Altera_Forum · ‎12-13-2017

--- Quote Start ---

- Try to use large enough workgroup size to get benefit of multi-threading of many work-items over that single PE. I can guess why, probably the PE is pipelined over work-items (is it right?) and then pipeline is efficiently use if there are many work-items.

--- Quote End ---

This is true.

--- Quote Start ---

- Try to use large number of work-groups to get benefit of multiple CU. I really do not understand this. Are n't CUs completely independent? Why when I have multiple CUs, tool recommends this to me? how can be parallelism on work-group levels?

--- Quote End ---

This is more or less the same concept as above. Let's say you have a total of six work-groups. The time to process a work-group by a CU is X seconds. In this case, four work-groups will be scheduled into the four available CUs simultaneously. When finished, the remaining two work-groups are scheduled into two CUs, leaving the other two CU unused. In the end, the process will finish after 2X seconds.
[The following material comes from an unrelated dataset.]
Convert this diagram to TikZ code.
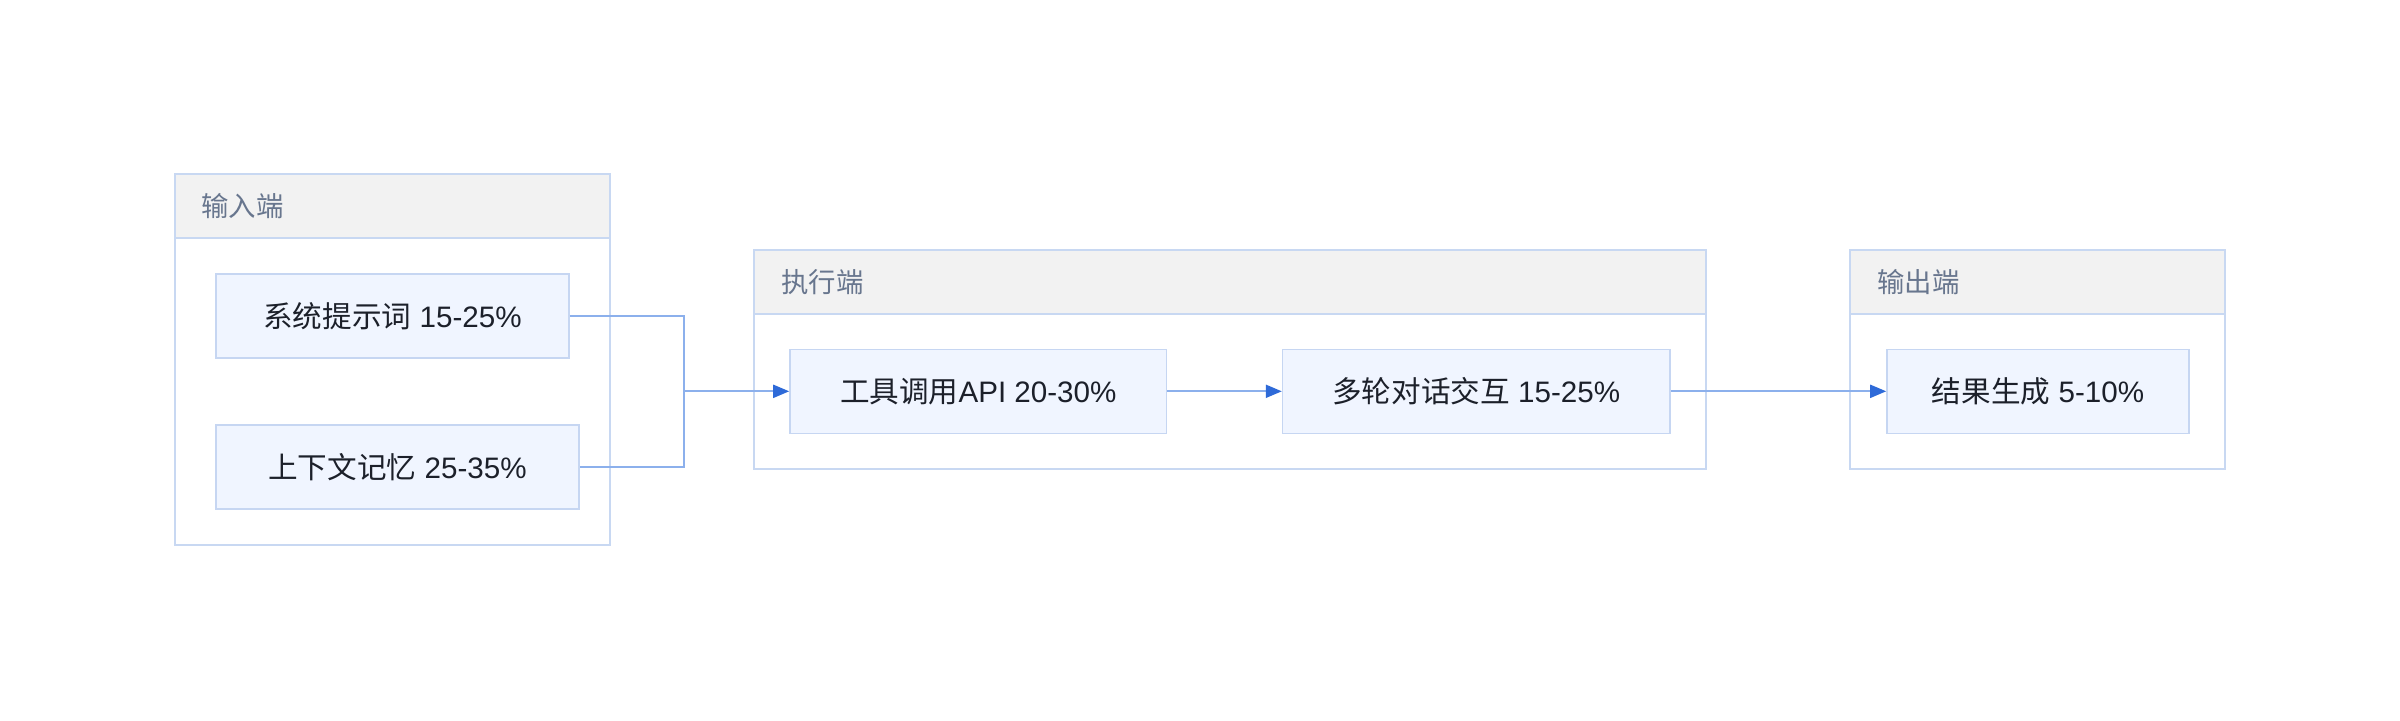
\documentclass[tikz,border=0pt]{standalone}
\usepackage{fontspec}
\setmainfont{Liberation Sans}
\newfontfamily\cjk{Noto Sans CJK SC}
\usetikzlibrary{arrows.meta}
\definecolor{grpborder}{RGB}{200,216,242}
\definecolor{nodeborder}{RGB}{198,214,242}
\definecolor{nodefill}{RGB}{240,245,255}
\definecolor{hdrfill}{RGB}{242,242,242}
\definecolor{edgeline}{RGB}{140,176,236}
\definecolor{arrowblue}{RGB}{46,106,216}
\definecolor{titletext}{RGB}{104,118,142}
\definecolor{nodetext}{RGB}{28,32,42}
\tikzset{
  grpbox/.style={draw=grpborder, line width=1pt, fill=white, rectangle, inner sep=0pt},
  hdrbox/.style={draw=grpborder, line width=1pt, fill=hdrfill, rectangle, inner sep=0pt},
  grptitle/.style={anchor=west, inner sep=0pt, text=titletext, font=\fontsize{13.7pt}{15pt}\selectfont},
  nodebox/.style={draw=nodeborder, line width=0.8pt, fill=nodefill, rectangle, inner sep=0pt,
     minimum height=42pt, text=nodetext, font=\fontsize{14.8pt}{17pt}\selectfont},
  link/.style={draw=edgeline, line width=1pt},
  arrowlink/.style={draw=edgeline, line width=1pt, -{Triangle[length=8pt, width=6.5pt, color=arrowblue]}}
}
\begin{document}
\begin{tikzpicture}[x=0.5pt, y=-0.5pt]
\useasboundingbox (0,0) rectangle (2400,720);
% groups
\node[grpbox, minimum width=217.75pt, minimum height=185.5pt] (g1) at (392.25,359.5) {};
\node[hdrbox, minimum width=217.75pt, minimum height=32pt] (g1h) at (392.25,206) {};
\node[grptitle] (g1t) at (201,206) {\cjk 输入端};
\node[grpbox, minimum width=475.75pt, minimum height=109.5pt] (g2) at (1229.75,359.5) {};
\node[hdrbox, minimum width=475.75pt, minimum height=32pt] (g2h) at (1229.75,282) {};
\node[grptitle] (g2t) at (781,282) {\cjk 执行端};
\node[grpbox, minimum width=187.5pt, minimum height=109.5pt] (g3) at (2037.5,359.5) {};
\node[hdrbox, minimum width=187.5pt, minimum height=32pt] (g3h) at (2037.5,282) {};
\node[grptitle] (g3t) at (1877,282) {\cjk 输出端};
% nodes
\node[nodebox, minimum width=176.5pt] (n1) at (392.5,316) {{\cjk 系统提示词} 15-25\%};
\node[nodebox, minimum width=181.5pt] (n2) at (397.5,467.2) {{\cjk 上下文记忆} 25-35\%};
\node[nodebox, minimum width=188.3pt] (n3) at (978.3,391.3) {{\cjk 工具调用}API 20-30\%};
\node[nodebox, minimum width=193.7pt] (n4) at (1476.3,391.3) {{\cjk 多轮对话交互} 15-25\%};
\node[nodebox, minimum width=151pt] (n5) at (2038,391.3) {{\cjk 结果生成} 5-10\%};
% connectors
\coordinate (j) at (684.3,391.3);
\draw[link] (n1.east) -| (j);
\draw[link] (n2.east) -| (j);
\draw[arrowlink] (j) -- (n3.west);
\draw[arrowlink] (n3.east) -- (n4.west);
\draw[arrowlink] (n4.east) -- (n5.west);
\end{tikzpicture}
\end{document}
Now, a basic math tells you that in this case, even if you had only three CUs, run time would still be 2X; hence, you do not get any benefit from the extra CU, since you do not have enough work-groups to fully utilize the CUs all the time. However, if you have a large-enough number of work-groups, having four CUs will be ~33% faster than having three. Note that this is the theoretical case; in practice, performance scaling with multiple CUs also depends on external memory bandwidth and operating frequency.
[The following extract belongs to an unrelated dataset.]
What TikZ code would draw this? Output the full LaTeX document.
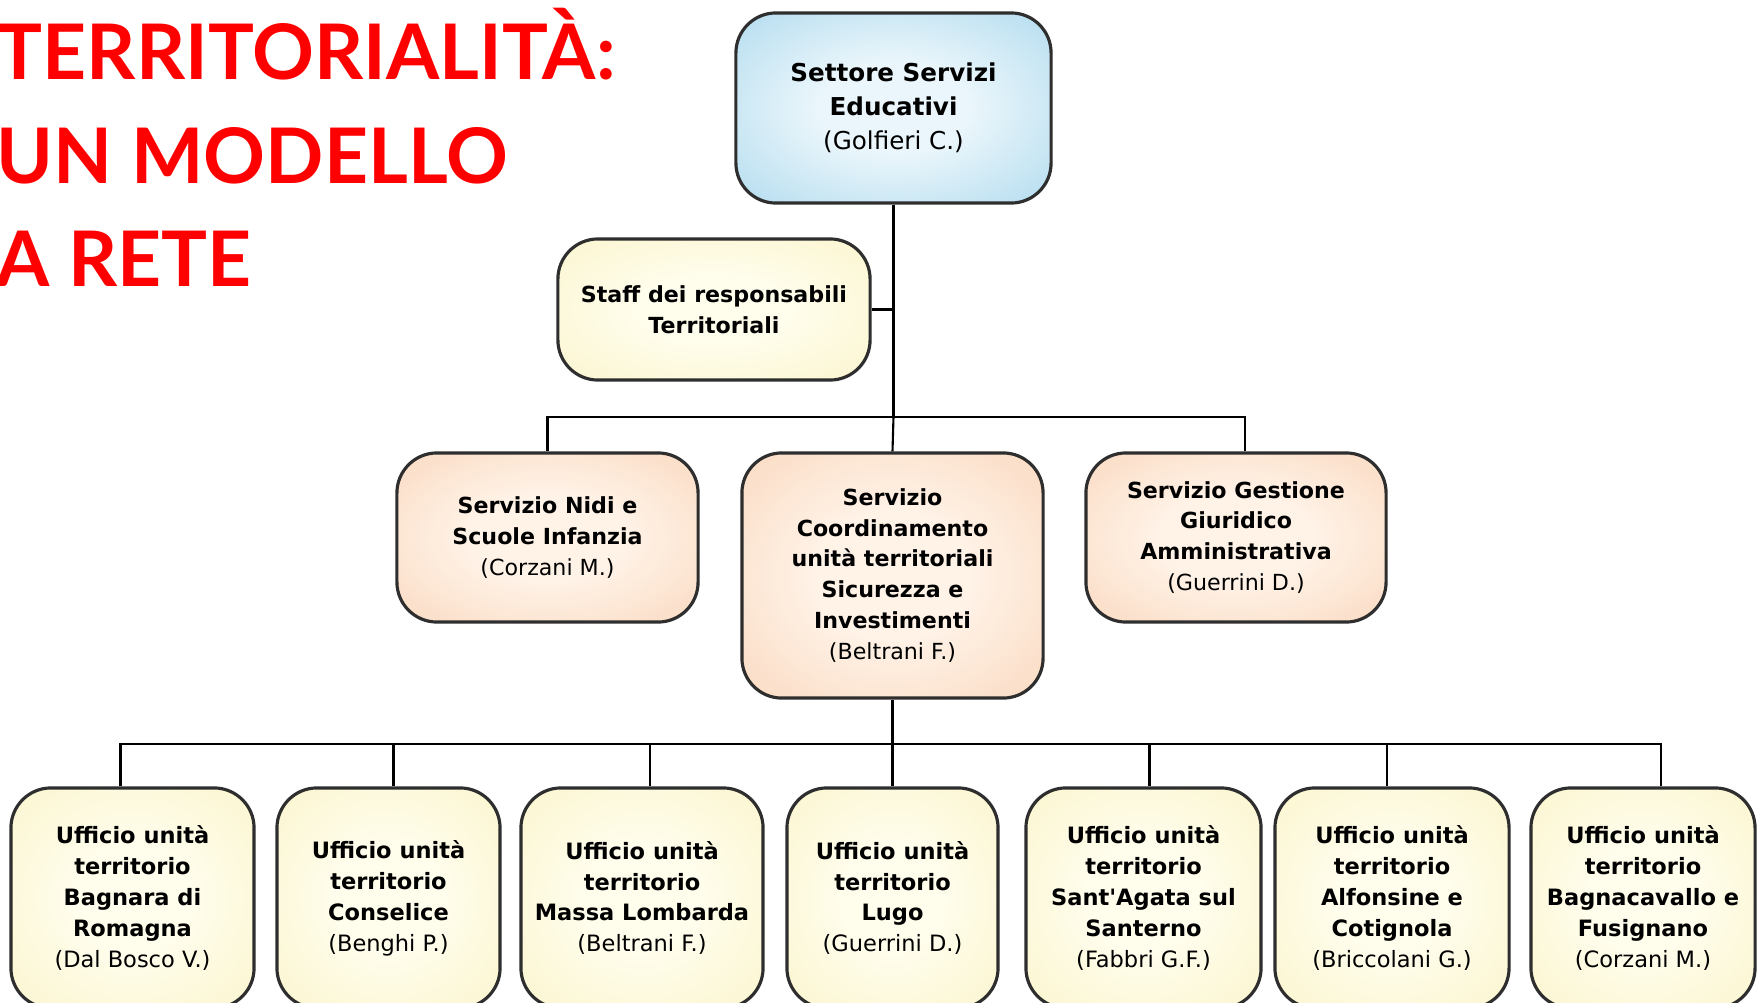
\documentclass[tikz,border=0pt]{standalone}
\usepackage{fontspec}
\setmainfont{DejaVu Sans}
\newfontfamily\titlefont{Lato}
\usetikzlibrary{calc}

\definecolor{rosso}{HTML}{FF0000}
\definecolor{azzurro}{HTML}{9CD1EA}
\definecolor{azzurrochiaro}{HTML}{EAF6FB}
\definecolor{giallo}{HTML}{F9F2C2}
\definecolor{giallochiaro}{HTML}{FFFDEC}
\definecolor{pesca}{HTML}{F8D0B2}
\definecolor{pescachiaro}{HTML}{FFF3E8}
\definecolor{bordo}{HTML}{2E2E2E}

% sfumatura chiara al centro, colore pieno sui bordi
\makeatletter
\pgfdeclareradialshading[tikz@radial@inner,tikz@radial@outer]{bagliore}{\pgfpointorigin}{%
  color(0bp)=(tikz@radial@inner); color(12bp)=(tikz@radial@inner);
  color(46bp)=(tikz@radial@outer); color(50bp)=(tikz@radial@outer)}
\makeatother

\newcommand{\persona}[1]{{\mdseries(#1)}}

\tikzset{
  box/.style={draw=bordo, line width=0.9pt, rounded corners=0.4cm, align=center, inner sep=0pt,
    font=\fontsize{6.3}{8.8}\selectfont\bfseries},
  blu/.style={box, inner color=azzurrochiaro, outer color=azzurro, shading=bagliore},
  gia/.style={box, inner color=giallochiaro, outer color=giallo, shading=bagliore},
  pes/.style={box, inner color=pescachiaro, outer color=pesca, shading=bagliore},
  ufficio/.style={gia, minimum height=2.2cm, font=\fontsize{6.4}{8.8}\selectfont\bfseries},
  linea/.style={line width=0.6pt, black},
  titolo/.style={anchor=base west, inner sep=0pt, text=rosso,
    font=\titlefont\bfseries\fontsize{21.8}{27}\selectfont},
}

\begin{document}
\begin{tikzpicture}[x=0.01cm, y=-0.01cm]
  \useasboundingbox (0,0) rectangle (1757,1003);
  \clip (0,0) rectangle (1757,1003);

  % titolo
  \node[titolo] (t1) at (-4,80) {TERRITORIALITÀ:};
  \node[titolo] (t2) at (-4,183) {UN MODELLO};
  \node[titolo] (t3) at (-4,286) {A RETE};

  % vertice
  \node[blu, minimum width=3.15cm, minimum height=1.9cm, font=\fontsize{7}{9.7}\selectfont\bfseries]
    (settore) at (893.5,108) {Settore Servizi\\Educativi\\\persona{Golfieri C.}};
  \node[gia, minimum width=3.12cm, minimum height=1.41cm] (staff) at (714,309.5)
    {Staff dei responsabili\\Territoriali};

  % servizi
  \node[pes, minimum width=3.01cm, minimum height=1.69cm] (nidi) at (547.5,537.5)
    {Servizio Nidi e\\Scuole Infanzia\\\persona{Corzani M.}};
  \node[pes, minimum width=3.01cm, minimum height=2.45cm] (coord) at (892.5,575.5)
    {Servizio\\Coordinamento\\unità territoriali\\Sicurezza e\\Investimenti\\\persona{Beltrani F.}};
  \node[pes, minimum width=3cm, minimum height=1.69cm] (gestione) at (1236,537.5)
    {Servizio Gestione\\Giuridico\\Amministrativa\\\persona{Guerrini D.}};

  % uffici territoriali
  \node[ufficio, minimum width=2.43cm] (u1) at (132.5,898)
    {Ufficio unità\\territorio\\Bagnara di\\Romagna\\\persona{Dal Bosco V.}};
  \node[ufficio, minimum width=2.23cm] (u2) at (388.5,898)
    {Ufficio unità\\territorio\\Conselice\\\persona{Benghi P.}};
  \node[ufficio, minimum width=2.42cm] (u3) at (642,898)
    {Ufficio unità\\territorio\\Massa Lombarda\\\persona{Beltrani F.}};
  \node[ufficio, minimum width=2.11cm] (u4) at (892.5,898)
    {Ufficio unità\\territorio\\Lugo\\\persona{Guerrini D.}};
  \node[ufficio, minimum width=2.35cm] (u5) at (1143.5,898)
    {Ufficio unità\\territorio\\Sant\textquotesingle Agata sul\\Santerno\\\persona{Fabbri G.F.}};
  \node[ufficio, minimum width=2.34cm] (u6) at (1392,898)
    {Ufficio unità\\territorio\\Alfonsine e\\Cotignola\\\persona{Briccolani G.}};
  \node[ufficio, minimum width=2.24cm] (u7) at (1643,898)
    {Ufficio unità\\territorio\\Bagnacavallo e\\Fusignano\\\persona{Corzani M.}};

  % collegamenti
  \coordinate (j1) at ($(settore.south)+(0,212)$);
  \coordinate (j2) at ($(coord.south)+(0,44)$);
  \draw[linea] (settore.south) -- (j1);
  \draw[linea] (staff.east) -- (staff.east -| settore.south);
  \draw[linea] (nidi.north) |- (j1);
  \draw[linea] (coord.north) -- (j1);
  \draw[linea] ($(gestione.north)+(9,0)$) |- (j1);
  \draw[linea] (coord.south) -- (j2);
  \foreach \u/\dx in {u1/-12,u2/5,u3/8,u4/0,u5/6,u6/-5,u7/18}
    \draw[linea] ($(\u.north)+(\dx,0)$) |- (j2);
\end{tikzpicture}
\end{document}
Altera_Forum · ‎12-13-2017

--- Quote Start ---

This is true.

This is more or less the same concept as above. Let's say you have a total of six work-groups. The time to process a work-group by a CU is X seconds. In this case, four work-groups will be scheduled into the four available CUs simultaneously. When finished, the remaining two work-groups are scheduled into two CUs, leaving the other two CU unused. In the end, the process will finish after 2X seconds. Now, a basic math tells you that in this case, even if you had only three CUs, run time would still be 2X; hence, you do not get any benefit from the extra CU, since you do not have enough work-groups to fully utilize the CUs all the time. However, if you have a large-enough number of work-groups, having four CUs will be ~33% faster than having three. Note that this is the theoretical case; in practice, performance scaling with multiple CUs also depends on external memory bandwidth and operating frequency.

--- Quote End ---

then do you mean in the case of number of work-groups on CUs, the divisibility matters? then why it is not suggested to use dividable number of work-groups? assuming that work-groups all have same runtime (which may not always be true if the kernel code has group-id dependent control statement) running exactly 4 workgroups (1 per CU) is enough to not leave any CU idle, no need to use many workgroups on each CU.
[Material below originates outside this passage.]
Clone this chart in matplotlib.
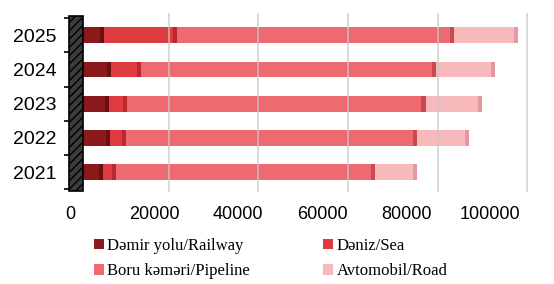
import matplotlib.pyplot as plt
import numpy as np
from matplotlib.patches import Rectangle

years = ["2021", "2022", "2023", "2024", "2025"]
railway = [5300, 6900, 6700, 7100, 5600]
sea = [2900, 3500, 4000, 6700, 16200]
pipeline = [57800, 64900, 66600, 65800, 61800]
road = [9300, 11600, 12500, 13300, 14400]

labels = ["Dəmir yolu/Railway", "Dəniz/Sea", "Boru kəməri/Pipeline", "Avtomobil/Road"]
colors = ["#8b1a1c", "#dd3b40", "#ef6a70", "#f7b9bc"]
caps = ["#6a1012", "#b8282d", "#c94a50", "#e39a9e"]
xticks = [0, 20000, 40000, 60000, 80000, 100000]

W, H = 554, 284
fig = plt.figure(figsize=(W / 100, H / 100), dpi=100)

# bars axes (back plane)
ax = fig.add_axes([79 / W, 1 - 192 / H, 455 / W, 179 / H])
y = np.arange(len(years))
left = np.zeros(len(years))
handles = []
for vals, col, cap, lab in zip([railway, sea, pipeline, road], colors, caps, labels):
    vals = np.array(vals, dtype=float)
    h = ax.barh(y, vals, left=left, height=0.46, color=col, label=lab, zorder=2)
    # darker end cap for the 3d look
    ax.barh(y, 900, left=left + vals - 900, height=0.46, color=cap, zorder=2)
    handles.append(h)
    left += vals

ax.set_xlim(0, 101500)
ax.set_ylim(-0.58, 4.65)
for gx in xticks[1:]:
    ax.axvline(gx, color="#c8c8c8", lw=1.2, zorder=3, alpha=0.8)

# side wall
ax.add_patch(Rectangle((-2200, -0.55), 3000, 5.1, facecolor="#3c3c3c", edgecolor="black",
                       hatch="////", lw=1.2, zorder=4, clip_on=False))

ax.set_yticks(y)
ax.set_yticklabels(years, fontsize=14, family="Liberation Sans")
ax.set_yticks(np.arange(-0.5, 5, 1), minor=True)
ax.tick_params(axis="y", which="major", length=0, pad=16)
ax.tick_params(axis="y", which="minor", length=11, width=1.2, color="black")
ax.set_xticks([])
for s in ax.spines.values():
    s.set_visible(False)

# tick labels (front plane)
ax2 = fig.add_axes([70 / W, 1 - 196 / H, 420 / W, 0.0001])
ax2.set_xlim(0, 100000)
ax2.set_xticks(xticks)
ax2.set_xticklabels([str(v) for v in xticks], fontsize=13, family="Liberation Sans")
ax2.tick_params(axis="x", length=0, pad=7)
ax2.set_yticks([])
for s in ax2.spines.values():
    s.set_visible(False)
ax2.patch.set_alpha(0)

order = [0, 2, 1, 3]
fig.legend([handles[i] for i in order], [labels[i] for i in order], ncol=2,
           loc="upper left", bbox_to_anchor=(94 / W, 1 - 238 / H), frameon=False,
           prop={"family": "Liberation Serif", "size": 12},
           handlelength=0.6, handleheight=0.6, handletextpad=0.2,
           columnspacing=4.4, labelspacing=0.55, borderpad=0, borderaxespad=0)

fig.savefig("out.png", dpi=100)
and another related question, is there any pipelining in work-group level? meaning next work-group enters into CU, while previous one is still there?

thanks for your helps

Altera_Forum · ‎12-13-2017

Maybe I simplified things a little bit too much. It is not just about divisibility. As you said, there is no guarantee that work-groups running in different CUs would finish at the same time, hence some CUs will always remain unused. However, with more work-groups, the chance of a CU being unused will get smaller, resulting in closer-to-linear speed-up with number of CUs. Furthermore, at least based on what Altera's report claims, there is also work-group pipelining in place and hence, there could be multiple work-groups in-flight in the same CU at the same time and having more work-groups will further help to keep the CU busy.

Altera_Forum · ‎12-13-2017

--- Quote Start ---

Maybe I simplified things a little bit too much. It is not just about divisibility. As you said, there is no guarantee that work-groups running in different CUs would finish at the same time, hence some CUs will always remain unused. However, with more work-groups, the chance of a CU being unused will get smaller, resulting in closer-to-linear speed-up with number of CUs. Furthermore, at least based on what Altera's report claims, there is also work-group pipelining in place and hence, there could be multiple work-groups in-flight in the same CU at the same time and having more work-groups will further help to keep the CU busy.

--- Quote End ---

I understand.

In Altera's OpenCL, for single work-item kernel (task) loops are pipelined. But for NDrange, when a work-group with many work-items runs on one PE (one PE means no SIMD), and also in the similar and higher-level scenario, when multiple work-groups run on a CU, how the parallelism is implemented? pipelining or multi-threading? I guess it is pipelining, but I am not sure. Do you have any detailed document about this? because I could not see any details in "programming guide" and "best practices guide" manuals.

Altera_Forum · ‎12-14-2017

There is no explicit multi-threading per CU, unless you use SIMD. In other words, without SIMD, there will never be two work-items from the same work-group entering the CU pipeline at the same clock, simply because there is just one pipeline, and the work-items are instead pipelined.

With multiple CUs, however, you can assume that you have some high-level multi-threading, since there will be work-items from different work-groups running in parallel in different CUs.

There is little to no info about the inner workings of Altera's compiler and how the circuit is implemented, other than what exists in the two guides you mentioned. Anything I say here is based on my own understanding of the compiler after experimenting with many kernels over the past few years.

Altera_Forum · ‎12-14-2017

Thanks alot for sharing your experiences.